On est en droit de se demander pourquoi, à l’instar de ce qui se passe aux États-Unis, des bibliothèques n’ont pas été installées dans les trains, écrit en 1939 le romancier et journaliste Pierre Chanlaine (1885-1969), qui nous vante les avantages, dans ces transports-ci, de la lecture sur tout autre moyen de se divertir
Quand l’administration des chemins de fer a manifesté la louable intention de distraire les voyageurs, elle a envisagé la danse et la radio. La danse est, certes, un plaisir agréable, quand les partenaires ne sont pas, l’un pour l’autre — ceci est un avis personnel — des inconnus, écrit Pierre Chanlaine dans le numéro du 11 février 1939 du quotidien L’Intransigeant.
Il m’a toujours, en effet, semblé choquant que deux êtres qui ignorent tout de leurs origines, de leur passé, de leurs sentiments réciproques, qui ne savent pas si, au bout de cinq minutes d’entretien, ils vont s’adorer ou se haïr, puissent s’enlacer, se serrer l’un contre l’autre au rythme d’un tango ou d’un boston-hésitation, poursuit-il. Si encore ces deux partenaires — j’allais écrire ces antagonistes — évoluent ainsi, dans un salon où les gens sont toujours un peu des amis — puisque, suivant la formule consacrée, ils sont les amis de nos amis — passe encore. Mais je ne puis arriver à comprendre qu’une femme d’un certain standing social accepte de danser avec un compagnon de train qui sera peut-être, demain, en prison ou au bagne.
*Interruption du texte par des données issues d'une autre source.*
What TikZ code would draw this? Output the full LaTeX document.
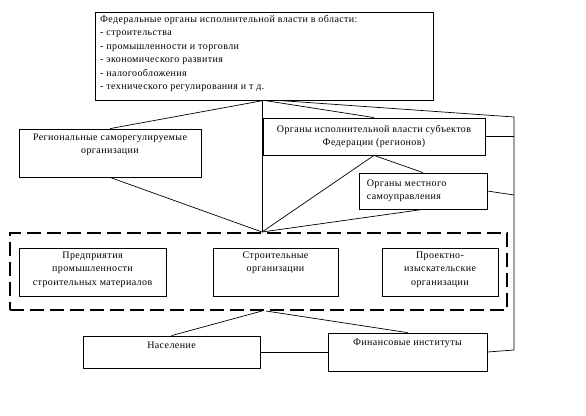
\documentclass[tikz,border=0pt]{standalone}
\usepackage{fontspec}
\setmainfont[LetterSpace=4]{Liberation Serif}
\begin{document}
\begin{tikzpicture}[x=1pt,y=-1pt,
  box/.style={draw,line width=0.8pt,inner sep=0pt,minimum width=#1},
  lab/.style={font=\fontsize{10}{13.5}\selectfont,align=center,inner sep=0pt},
  conn/.style={line width=0.7pt}]
\useasboundingbox (0,0) rectangle (586,415);
% top box
\node[box=338,minimum height=88] (top) at (264,56) {};
\node[lab,align=left,anchor=north west] (toptext) at (100,15) {Федеральные органы исполнительной власти в области:\\- строительства\\- промышленности и торговли\\- экономического развития\\- налогообложения\\- технического регулирования и т д.};
% regional
\node[box=182,minimum height=48,label={[lab,anchor=north,yshift=-5pt]north:{Региональные саморегулируемые\\организации}}] (reg) at (110,153) {};
% organs
\node[box=222,minimum height=37] (org) at (374,136.5) {\fontsize{10}{13.5}\selectfont\begin{tabular}{@{}c@{}}Органы исполнительной власти субъектов\\Федерации (регионов)\end{tabular}};
% local
\node[box=128,minimum height=36,label={[lab,align=left,anchor=west,xshift=8pt]west:{Органы местного\\самоуправления}}] (loc) at (423,191) {};
% dashed group
\node[draw,line width=2.8pt,dash pattern=on 14pt off 6pt,minimum width=497,minimum height=77,inner sep=0pt] (grp) at (258.5,271.5) {};
% inner boxes
\node[box=147,minimum height=48,label={[lab,anchor=north,yshift=-4pt]north:{Предприятия\\промышленности\\строительных материалов}}] (ent) at (92.5,272) {};
\node[box=125,minimum height=48,label={[lab,anchor=north,yshift=-4pt]north:{Строительные\\организации}}] (con) at (275.5,272) {};
\node[box=116,minimum height=48,label={[lab,anchor=north,yshift=-4pt]north:{Проектно-\\изыскательские\\организации}}] (prj) at (440,272) {};
% bottom
\node[box=177,minimum height=32,label={[lab,anchor=north,yshift=-6pt]north:{Население}}] (pop) at (171.5,352) {};
\node[box=159,minimum height=38,label={[lab,anchor=north,yshift=-6pt]north:{Финансовые институты}}] (fin) at (407.5,352) {};
% coordinates
\coordinate (hub) at (262,232);
\coordinate (hubb) at (262,311);
\coordinate (rt) at (514,117);
\coordinate (rb) at (514,350);
% connectors
\draw[conn] (top.south) -- (reg.north);
\draw[conn] (top.south) -- (org.north);
\draw[conn] ([xshift=14pt]top.south) -- (rt) -- (rb) -- (fin.east);
\draw[conn] (top.south -| hub) -- (hub);
\draw[conn] (reg.south) -- (hub);
\draw[conn] (org.south) -- (hub);
\draw[conn] (org.south) -- (loc.north);
\draw[conn] (loc.south) -- (hub);
\draw[conn] (org.east) -- (org.east -| rt);
\draw[conn] (loc.east) -- ([yshift=-4pt]loc.east -| rt);
\draw[conn] (pop.north) -- (hubb);
\draw[conn] (fin.north) -- ([xshift=4pt]hubb);
\draw[conn] (pop.east) -- (fin.west);
\end{tikzpicture}
\end{document}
Par ailleurs, renchérit Pierre Chanlaine, les couples ont besoin, pour évoluer, d’un certain confort. J’ai vu, c’est vrai, des gens danser sur un paquebot, malgré un effroyable roulis qui les envoyait contre les colonnes du salon et quelquefois à terre. Mais c’était là un jeu de sportifs. Il faut bien reconnaître que, la plupart du temps, on danse à bord aussi facilement qu’à terre. Dans un train, au contraire, chacun sait qu’il est impossible de longer le couloir d’un wagon sans être à chaque instant renvoyé d’un bord à l’autre.
En 1939, le romancier et journaliste Pierre Chanlaine suggère l’installation
de bibliothèques dans les trains. © Crédit illustration : Araghorn
La radio ? Elle n’a guère de succès. Les gens aiment l’entendre quand ils sont chez eux. Ils cessent d’y trouver de l’intérêt dès qu’ils se déplacent. L’essai fait à bord des taxis a été un fiasco. Celui qu’on a tenté dans les trains ne semble pas avoir eu plus de succès.
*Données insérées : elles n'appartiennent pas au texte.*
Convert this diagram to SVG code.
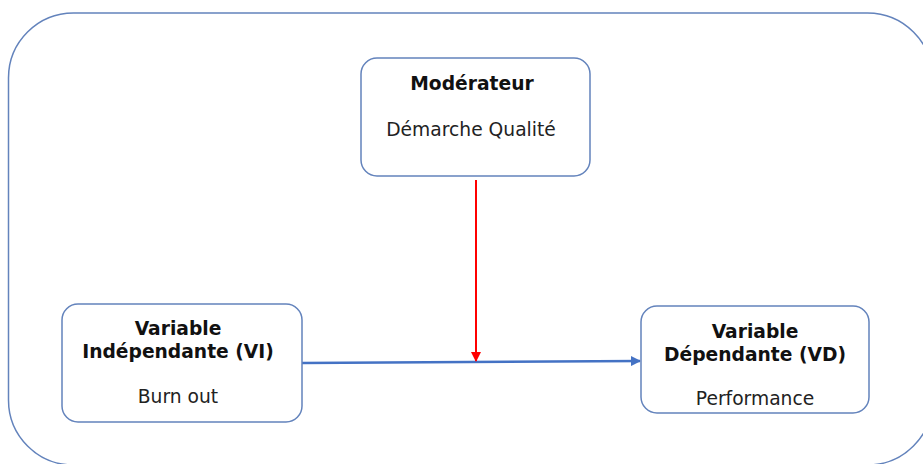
<svg xmlns="http://www.w3.org/2000/svg" width="923" height="464" viewBox="0 0 923 464">
<style>
.box{fill:#fff;stroke:#6383BC;stroke-width:1.5}
.b{font-family:"DejaVu Sans",Verdana,sans-serif;font-weight:bold;font-size:18.7px;fill:#111;text-anchor:middle}
.r{font-family:"DejaVu Sans",Verdana,sans-serif;font-size:18.7px;fill:#222;text-anchor:middle}
</style>
<defs>
<marker id="ab" viewBox="0 0 10 10" refX="9" refY="5" markerWidth="4" markerHeight="4" orient="auto" markerUnits="strokeWidth"><path d="M0,0L10,5L0,10z" fill="#4472C4"/></marker>
<marker id="ar" viewBox="0 0 10 10" refX="9" refY="5" markerWidth="5" markerHeight="5" orient="auto" markerUnits="strokeWidth"><path d="M0,0L10,5L0,10z" fill="#FF0000"/></marker>
</defs>
<rect width="923" height="464" fill="#fff"/>
<rect x="8.5" y="13" width="924" height="452" rx="65" ry="65" fill="none" stroke="#6383BC" stroke-width="1.5"/>
<g id="connectors">
<line x1="302" y1="363" x2="640" y2="361" stroke="#4472C4" stroke-width="2.5" marker-end="url(#ab)"/>
<line x1="476" y1="180" x2="476" y2="361" stroke="#FF0000" stroke-width="2" marker-end="url(#ar)"/>
</g>
<g id="moderateur">
<rect class="box" x="361" y="58" width="229" height="118" rx="16"/>
<text class="b" x="472" y="90">Modérateur</text>
<text class="r" x="471" y="136">Démarche Qualité</text>
</g>
<g id="vi">
<rect class="box" x="62" y="304" width="240" height="118" rx="16"/>
<text class="b" x="178" y="335">Variable</text>
<text class="b" x="178" y="358">Indépendante (VI)</text>
<text class="r" x="178" y="403">Burn out</text>
</g>
<g id="vd">
<rect class="box" x="641" y="306" width="228" height="107" rx="16"/>
<text class="b" x="755" y="338">Variable</text>
<text class="b" x="755" y="361">Dépendante (VD)</text>
<text class="r" x="755" y="405">Performance</text>
</g>
</svg>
Ce qui, en fin de compte, séduit le plus le voyageur, c’est la lecture. Il ne s’engage jamais, pour un trajet, aussi court soit-il, sans avoir, au préalable, acheté, à la station de départ, des livres ou des journaux. Et, dès que le train s’est mis en marche, il se met à les lire avec un intérêt plus vif et plus soutenu que s’il était chez lui, à son bureau ou même dans un moyen de transport urbain. Peut être parce que la vitesse donne naissance — surtout dans les compartiments métalliques — à un bruit assez fort qui, en contraignant à élever la voix, gêne les conversations, le compartiment de chemin de fer stimule l’appétit de lecture des voyageurs.
Alors, s’interroge notre journaliste, pourquoi ne pas créer, dans chaque train, une bibliothèque ? Le voyageur pourrait ainsi s’alimenter en lecture en cours de route. Par ailleurs — et c’est fort important — il aurait le loisir de se renseigner ; il ne serait plus pressé de choisir, comme il l’est la plupart du temps, au départ ou au cours d’un arrêt dans une gare.
Enfin, la S.N.C.F. et les vendeurs de livres y trouveront leur compte. Je souhaite donc vivement que ce projet reçoive à brève échéance — et dans tous les cas pour les vacances — une solution. Nous sommes dans une époque où la crise de lecture s’intensifie. Il ne faut négliger aucun moyen de l’atténuer.